What the task requires:
Below is a listing; write it out exactly and drop any images from it.

Supplied material:

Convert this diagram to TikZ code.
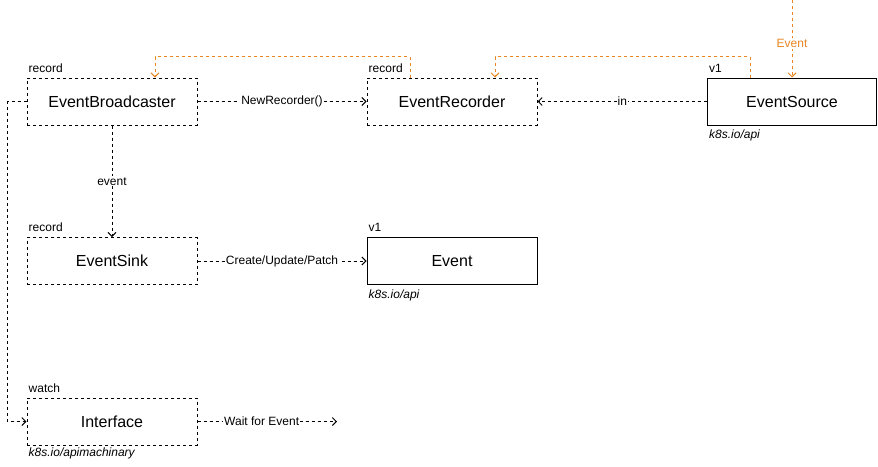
\documentclass[tikz,border=0pt]{standalone}
\usepackage{fontspec}
\setmainfont{Liberation Sans}
\usetikzlibrary{arrows.meta}
\definecolor{orng}{RGB}{232,134,34}
\begin{document}
\begin{tikzpicture}[x=1pt,y=-1pt,
  box/.style={draw, line width=1pt, minimum width=170pt, minimum height=47pt, inner sep=0pt, font=\fontsize{16}{18}\selectfont},
  dbox/.style={box, dash pattern=on 3pt off 3pt},
  small/.style={font=\fontsize{12}{14}\selectfont, inner sep=1pt},
  ital/.style={small, font=\fontsize{12}{14}\selectfont\itshape},
  darr/.style={draw, line width=1pt, dash pattern=on 3pt off 3pt, -{Straight Barb[length=4pt,width=8pt]}},
  oarr/.style={darr, draw=orng},
  lbl/.style={fill=white, font=\fontsize{12}{14}\selectfont, inner sep=1pt}
]
\useasboundingbox (0,0) rectangle (878,466);

\node[dbox] (eb) at (112,101.5) {EventBroadcaster};
\node[dbox] (er) at (452,101.5) {EventRecorder};
\node[box, minimum width=169pt] (es) at (792,101.5) {EventSource};
\node[dbox] (sink) at (112,261) {EventSink};
\node[box] (ev) at (452,261) {Event};
\node[dbox] (if) at (112,421.5) {Interface};

\node[small, anchor=south west] (l1) at ([xshift=1pt,yshift=4pt]eb.north west) {record};
\node[small, anchor=south west] (l2) at ([xshift=1pt,yshift=4pt]er.north west) {record};
\node[small, anchor=south west] (l3) at ([xshift=1pt,yshift=4pt]es.north west) {v1};
\node[ital, anchor=north west] (l4) at ([xshift=1pt,yshift=-3pt]es.south west) {k8s.io/api};
\node[small, anchor=south west] (l5) at ([xshift=1pt,yshift=4pt]sink.north west) {record};
\node[small, anchor=south west] (l6) at ([xshift=1pt,yshift=4pt]ev.north west) {v1};
\node[ital, anchor=north west] (l7) at ([xshift=1pt,yshift=-4pt]ev.south west) {k8s.io/api};
\node[small, anchor=south west] (l8) at ([xshift=1pt,yshift=4pt]if.north west) {watch};
\node[ital, anchor=north west] (l9) at ([xshift=1pt,yshift=-1pt]if.south west) {k8s.io/apimachinary};

% orange connectors
\draw[oarr] ([xshift=-42pt]er.north) -- ++(0,-21) -| ([xshift=43pt]eb.north);
\draw[oarr] ([xshift=-42pt]es.north) -- ++(0,-21) -| ([xshift=43pt]er.north);
\coordinate (top) at (792,0);
\draw[oarr] (top) -- node[lbl, text=orng, pos=0.56] {Event} (es.north);

% black connectors
\draw[darr] (eb) -- node[lbl] {NewRecorder()} (er);
\draw[darr] (es) -- node[lbl] {in} (er);
\draw[darr] (eb) -- node[lbl] {event} (sink);
\draw[darr] (sink) -- node[lbl] {Create/Update/Patch} (ev);
\draw[darr] (eb.west) -- ++(-19,0) |- (if.west);
\coordinate (wend) at (337,421.5);
\draw[darr] (if) -- node[lbl, pos=0.46] {Wait for Event} (wend);
\end{tikzpicture}
\end{document}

The solution:
Convert this diagram to TikZ code.
\documentclass[tikz,border=0pt]{standalone}
\usepackage{fontspec}
\setmainfont{Liberation Sans}
\usetikzlibrary{arrows.meta}
\definecolor{orng}{RGB}{232,134,34}
\begin{document}
\begin{tikzpicture}[x=1pt,y=-1pt,
  box/.style={draw, line width=1pt, minimum width=170pt, minimum height=47pt, inner sep=0pt, font=\fontsize{16}{18}\selectfont},
  dbox/.style={box, dash pattern=on 3pt off 3pt},
  small/.style={font=\fontsize{12}{14}\selectfont, inner sep=1pt},
  ital/.style={small, font=\fontsize{12}{14}\selectfont\itshape},
  darr/.style={draw, line width=1pt, dash pattern=on 3pt off 3pt, -{Straight Barb[length=4pt,width=8pt]}},
  oarr/.style={darr, draw=orng},
  lbl/.style={fill=white, font=\fontsize{12}{14}\selectfont, inner sep=1pt}
]
\useasboundingbox (0,0) rectangle (878,466);

\node[dbox] (eb) at (112,101.5) {EventBroadcaster};
\node[dbox] (er) at (452,101.5) {EventRecorder};
\node[box, minimum width=169pt] (es) at (792,101.5) {EventSource};
\node[dbox] (sink) at (112,261) {EventSink};
\node[box] (ev) at (452,261) {Event};
\node[dbox] (if) at (112,421.5) {Interface};

\node[small, anchor=south west] (l1) at ([xshift=1pt,yshift=4pt]eb.north west) {record};
\node[small, anchor=south west] (l2) at ([xshift=1pt,yshift=4pt]er.north west) {record};
\node[small, anchor=south west] (l3) at ([xshift=1pt,yshift=4pt]es.north west) {v1};
\node[ital, anchor=north west] (l4) at ([xshift=1pt,yshift=-3pt]es.south west) {k8s.io/api};
\node[small, anchor=south west] (l5) at ([xshift=1pt,yshift=4pt]sink.north west) {record};
\node[small, anchor=south west] (l6) at ([xshift=1pt,yshift=4pt]ev.north west) {v1};
\node[ital, anchor=north west] (l7) at ([xshift=1pt,yshift=-4pt]ev.south west) {k8s.io/api};
\node[small, anchor=south west] (l8) at ([xshift=1pt,yshift=4pt]if.north west) {watch};
\node[ital, anchor=north west] (l9) at ([xshift=1pt,yshift=-1pt]if.south west) {k8s.io/apimachinary};

% orange connectors
\draw[oarr] ([xshift=-42pt]er.north) -- ++(0,-21) -| ([xshift=43pt]eb.north);
\draw[oarr] ([xshift=-42pt]es.north) -- ++(0,-21) -| ([xshift=43pt]er.north);
\coordinate (top) at (792,0);
\draw[oarr] (top) -- node[lbl, text=orng, pos=0.56] {Event} (es.north);

% black connectors
\draw[darr] (eb) -- node[lbl] {NewRecorder()} (er);
\draw[darr] (es) -- node[lbl] {in} (er);
\draw[darr] (eb) -- node[lbl] {event} (sink);
\draw[darr] (sink) -- node[lbl] {Create/Update/Patch} (ev);
\draw[darr] (eb.west) -- ++(-19,0) |- (if.west);
\coordinate (wend) at (337,421.5);
\draw[darr] (if) -- node[lbl, pos=0.46] {Wait for Event} (wend);
\end{tikzpicture}
\end{document}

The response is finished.